Often, we need to study several discourses and compare them in order to understand which is the true teaching of the Buddha. It is like stringing precious jewels together to make a necklace. If we see each sutra in light of the overall body of teachings, we will not be attached to any one teaching. With comparative study and looking deeply into the meaning of the texts, we can surmise what is a solid teaching that will help our practice and what is probably an incorrect transmission.

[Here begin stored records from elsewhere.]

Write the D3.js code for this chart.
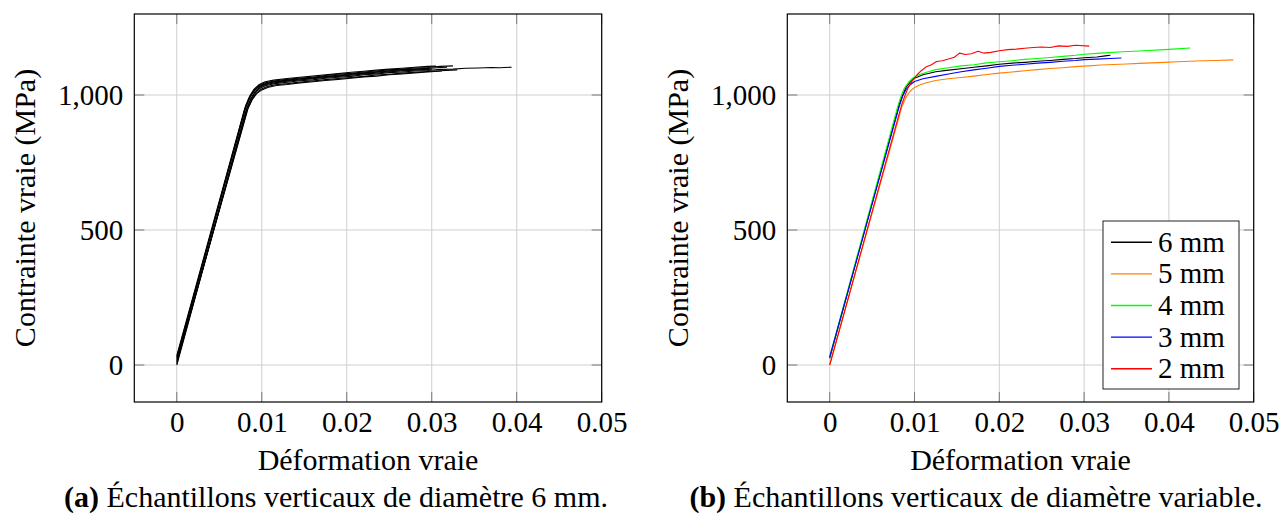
<!DOCTYPE html>
<html>
<head>
<meta charset="utf-8">
<script src="https://d3js.org/d3.v7.min.js"></script>
<style>
  body { margin: 0; background: #fff; }
  svg { display: block; }
</style>
</head>
<body>
<script>
// axis ticks
var xTicks = [0, 0.01, 0.02, 0.03, 0.04, 0.05];
var xTickLabels = ["0", "0.01", "0.02", "0.03", "0.04", "0.05"];
var yTicks = [0, 500, 1000];
var yTickLabels = ["0", "500", "1,000"];

// (a) vertical samples, 6 mm  -- [strain, stress MPa]
var a1 = [[0,0],[0.0082,945],[0.0087,982],[0.0092,1008],[0.0098,1025],[0.0105,1035],[0.0115,1042],[0.013,1047],[0.0145,1053],[0.016,1056],[0.0175,1062],[0.019,1066],[0.0205,1069],[0.022,1075],[0.0235,1078],[0.025,1083],[0.0265,1085],[0.028,1089],[0.0295,1091],[0.031,1095],[0.0325,1096],[0.034,1099],[0.0355,1100],[0.037,1102],[0.038,1101],[0.0394,1103]];
var a2 = [[0,20],[0.0081,955],[0.0086,992],[0.0091,1018],[0.0097,1035],[0.0104,1045],[0.0114,1052],[0.013,1058],[0.0145,1063],[0.016,1066],[0.0175,1072],[0.019,1077],[0.0205,1080],[0.022,1085],[0.0235,1089],[0.025,1093],[0.0265,1096],[0.028,1100],[0.0295,1102],[0.031,1106],[0.0325,1108]];
var a3 = [[0,35],[0.008,950],[0.0085,988],[0.009,1014],[0.0096,1030],[0.0103,1040],[0.0113,1047],[0.013,1053],[0.0145,1059],[0.016,1062],[0.0175,1068],[0.019,1071],[0.0205,1076],[0.022,1080],[0.0235,1084],[0.025,1089],[0.0265,1091],[0.028,1095],[0.0295,1098],[0.031,1102],[0.0318,1103]];
var a4 = [[0,10],[0.0083,945],[0.0088,980],[0.0093,1005],[0.0099,1021],[0.0106,1031],[0.0116,1038],[0.013,1042],[0.0145,1048],[0.016,1052],[0.0175,1057],[0.019,1061],[0.0205,1065],[0.022,1069],[0.0235,1074],[0.025,1077],[0.0265,1081],[0.028,1084],[0.0295,1087],[0.031,1090],[0.033,1093]];
var a5 = [[0,5],[0.0082,948],[0.0087,986],[0.0092,1012],[0.0098,1029],[0.0105,1039],[0.0115,1045],[0.013,1051],[0.0145,1056],[0.016,1060],[0.0175,1065],[0.019,1069],[0.0205,1073],[0.022,1078],[0.0235,1081],[0.025,1086],[0.0265,1089],[0.028,1092],[0.03,1096]];
var a6 = [[0,25],[0.0081,960],[0.0086,997],[0.0091,1022],[0.0097,1039],[0.0104,1049],[0.0114,1055],[0.013,1061],[0.0145,1066],[0.016,1070],[0.0175,1075],[0.019,1079],[0.0205,1084],[0.022,1088],[0.0235,1092],[0.025,1096],[0.0265,1099],[0.028,1103],[0.0295,1106],[0.0305,1107]];
var a7 = [[0,15],[0.0084,952],[0.0089,985],[0.0094,1005],[0.01,1019],[0.0107,1028],[0.0117,1035],[0.013,1039],[0.0145,1045],[0.016,1049],[0.0175,1054],[0.019,1058],[0.0205,1062],[0.022,1067],[0.0235,1070],[0.025,1075],[0.0265,1078],[0.028,1082],[0.0295,1085],[0.0312,1089]];
var a8 = [[0,30],[0.0081,952],[0.0086,990],[0.0091,1015],[0.0097,1032],[0.0104,1042],[0.0114,1049],[0.013,1055],[0.0145,1060],[0.016,1064],[0.0175,1069],[0.019,1073],[0.0205,1078],[0.022,1082],[0.0235,1086],[0.025,1090],[0.0265,1094],[0.0296,1099]];

// (b) vertical samples, variable diameter
var d6 = [[0,25],[0.0082,965],[0.0086,1000],[0.009,1028],[0.0095,1048],[0.01,1062],[0.011,1075],[0.0125,1086],[0.014,1092],[0.0155,1097],[0.017,1103],[0.0185,1108],[0.02,1114],[0.0215,1118],[0.023,1121],[0.0245,1125],[0.026,1128],[0.0275,1132],[0.029,1135],[0.03,1138],[0.0315,1141],[0.0325,1145],[0.0331,1147]];
var d5 = [[0,0],[0.0085,955],[0.009,992],[0.0095,1014],[0.01,1028],[0.0107,1038],[0.0115,1046],[0.0125,1054],[0.014,1060],[0.0155,1065],[0.017,1070],[0.0185,1076],[0.02,1081],[0.0215,1085],[0.023,1090],[0.0245,1094],[0.026,1098],[0.0275,1101],[0.029,1105],[0.0305,1108],[0.032,1111],[0.0335,1113],[0.035,1115],[0.0365,1117],[0.038,1119],[0.0395,1121],[0.041,1123],[0.0425,1125],[0.044,1127],[0.0455,1128],[0.0476,1130]];
var d4 = [[0,30],[0.008,955],[0.0084,995],[0.0088,1025],[0.0093,1048],[0.0098,1063],[0.0105,1075],[0.0115,1085],[0.0125,1094],[0.014,1101],[0.0155,1108],[0.017,1112],[0.0185,1119],[0.02,1123],[0.0215,1127],[0.023,1132],[0.0245,1135],[0.026,1139],[0.0275,1143],[0.029,1147],[0.03,1151],[0.0315,1154],[0.033,1157],[0.0345,1160],[0.036,1162],[0.0375,1165],[0.039,1167],[0.0405,1170],[0.0425,1174]];
var d3mm = [[0,30],[0.0082,958],[0.0086,995],[0.009,1020],[0.0095,1038],[0.01,1050],[0.011,1060],[0.0125,1069],[0.014,1078],[0.0155,1086],[0.017,1093],[0.0185,1099],[0.02,1106],[0.0215,1110],[0.023,1114],[0.0245,1118],[0.026,1121],[0.0275,1125],[0.029,1128],[0.03,1131],[0.0315,1133],[0.033,1135],[0.0344,1137]];
var d2 = [[0,0],[0.0085,965],[0.0089,1000],[0.0093,1030],[0.0098,1055],[0.0103,1075],[0.0108,1090],[0.0114,1105],[0.012,1112],[0.0126,1124],[0.0133,1127],[0.014,1133],[0.0147,1140],[0.0153,1155],[0.016,1150],[0.0167,1153],[0.0175,1162],[0.0182,1155],[0.019,1158],[0.02,1164],[0.021,1168],[0.022,1170],[0.023,1173],[0.024,1176],[0.025,1178],[0.026,1176],[0.027,1182],[0.028,1180],[0.029,1184],[0.0306,1181]];

var legendLabels = ["6 mm", "5 mm", "4 mm", "3 mm", "2 mm"];
var legendColors = ["#000000", "#ff8000", "#00ff00", "#0000ff", "#ff0000"];

var W = 1279, H = 517;
var FONT = "'Liberation Serif', 'Times New Roman', serif";
var pTop = 14, pBottom = 402;

var svg = d3.select("body").append("svg")
  .attr("width", W).attr("height", H)
  .style("font-family", FONT);

function panel(left, right, series, colors, yTitleX, caption, capTag, capX) {
  var x = d3.scaleLinear().domain([-0.005, 0.05]).range([left, right]);
  var y = d3.scaleLinear().domain([-137, 1300]).range([pBottom, pTop]);
  var g = svg.append("g");

  // grid
  g.selectAll(".gx").data(xTicks).enter().append("line")
    .attr("x1", function(d){ return x(d); }).attr("x2", function(d){ return x(d); })
    .attr("y1", pTop).attr("y2", pBottom)
    .attr("stroke", "#cfcfcf").attr("stroke-width", 1);
  g.selectAll(".gy").data(yTicks).enter().append("line")
    .attr("x1", left).attr("x2", right)
    .attr("y1", function(d){ return y(d); }).attr("y2", function(d){ return y(d); })
    .attr("stroke", "#cfcfcf").attr("stroke-width", 1);

  // inner tick marks
  var tl = 10;
  xTicks.forEach(function(d){
    g.append("line").attr("x1", x(d)).attr("x2", x(d)).attr("y1", pBottom).attr("y2", pBottom - tl).attr("stroke", "#7a7a7a");
    g.append("line").attr("x1", x(d)).attr("x2", x(d)).attr("y1", pTop).attr("y2", pTop + tl).attr("stroke", "#7a7a7a");
  });
  yTicks.forEach(function(d){
    g.append("line").attr("x1", left).attr("x2", left + tl).attr("y1", y(d)).attr("y2", y(d)).attr("stroke", "#7a7a7a");
    g.append("line").attr("x1", right).attr("x2", right - tl).attr("y1", y(d)).attr("y2", y(d)).attr("stroke", "#7a7a7a");
  });

  // curves
  var line = d3.line().x(function(d){ return x(d[0]); }).y(function(d){ return y(d[1]); });
  series.forEach(function(s, i){
    g.append("path").datum(s).attr("d", line)
      .attr("fill", "none").attr("stroke", colors[i]).attr("stroke-width", 1.1)
      .attr("stroke-linejoin", "round");
  });

  // frame
  g.append("rect").attr("x", left).attr("y", pTop).attr("width", right - left).attr("height", pBottom - pTop)
    .attr("fill", "none").attr("stroke", "#000").attr("stroke-width", 1.2);

  // axes labels
  var ax = g.append("g").attr("transform", "translate(0," + pBottom + ")")
    .call(d3.axisBottom(x).tickValues(xTicks).tickFormat(function(d, i){ return xTickLabels[i]; }).tickSize(0).tickPadding(9));
  var ay = g.append("g").attr("transform", "translate(" + left + ",0)")
    .call(d3.axisLeft(y).tickValues(yTicks).tickFormat(function(d, i){ return yTickLabels[i]; }).tickSize(0).tickPadding(11));
  [ax, ay].forEach(function(a){
    a.select(".domain").remove();
    a.attr("font-family", FONT).attr("font-size", 29);
    a.selectAll("text").attr("fill", "#000");
  });

  g.append("text").attr("x", (left + right) / 2).attr("y", 470)
    .attr("text-anchor", "middle").attr("font-size", 30).text("Déformation vraie");
  g.append("text").attr("transform", "translate(" + yTitleX + "," + ((pTop + pBottom) / 2) + ") rotate(-90)")
    .attr("text-anchor", "middle").attr("font-size", 30).text("Contrainte vraie (MPa)");

  var cap = g.append("text").attr("x", capX).attr("y", 507).attr("text-anchor", "middle").attr("font-size", 30);
  cap.append("tspan").attr("font-weight", "bold").text(capTag);
  cap.append("tspan").text(" " + caption);
  return {x: x, y: y, g: g};
}

panel(134.3, 601.7, [a1, a2, a3, a4, a5, a6, a7, a8],
  ["#000","#000","#000","#000","#000","#000","#000","#000"], 35,
  "Échantillons verticaux de diamètre 6 mm.", "(a)", 336);

panel(787.3, 1253.7, [d6, d5, d4, d3mm, d2], legendColors, 688,
  "Échantillons verticaux de diamètre variable.", "(b)", 976);

// legend
var lg = svg.append("g");
lg.append("rect").attr("x", 1103).attr("y", 221).attr("width", 136).attr("height", 168)
  .attr("fill", "#fff").attr("stroke", "#222").attr("stroke-width", 1);
legendLabels.forEach(function(t, i){
  var yy = 242.3 + i * 31.6;
  lg.append("line").attr("x1", 1111).attr("x2", 1152).attr("y1", yy).attr("y2", yy)
    .attr("stroke", legendColors[i]).attr("stroke-width", 1.4);
  lg.append("text").attr("x", 1158).attr("y", yy + 9.5).attr("font-size", 29).text(t);
});
</script>
</body>
</html>
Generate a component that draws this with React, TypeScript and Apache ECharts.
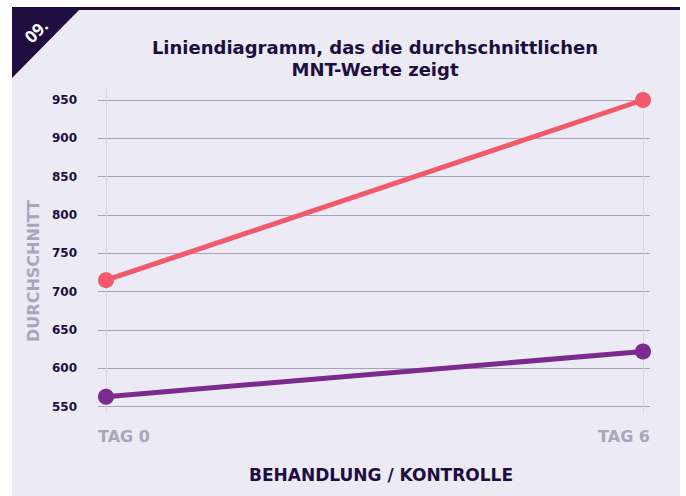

By the time the Buddha’s discourses were written down in Pali in Sri Lanka, there were eighteen or twenty schools, and each had its own recension of the Buddha’s teachings. These schools did not tear the teachings of the Buddha apart but were threads of a single garment. A number of these recensions exist today. The Pali canon contains the recension that originated with the Tamrashatiya school, and the Chinese and Tibetan canons contain recensions from a number of other schools, Sarvastivada being most prominent. The Sarvastivada and the Tamrashatiya recensions were written down at about the same time. The former was written down in Pali and the latter in Sanskrit. Other schools used other Indian languages and Prakrit. The sutras that were written down in Pali in Sri Lanka are known as the Southern transmission (also known as Mahaviharavasin tradition). The Sarvastivada texts, known as the Northern transmission, exist in Sanskrit only in fragmented form. Fortunately, they were translated into Chinese and Tibetan, and many of these translations are still available. We have to remember that the Buddha did not speak Pali, Sanskrit, or Prakrit. It is surmised that he spoke a language close to Pali and some think this was Ardhamagadhi, and there is no record of the Buddha’s words in his own language.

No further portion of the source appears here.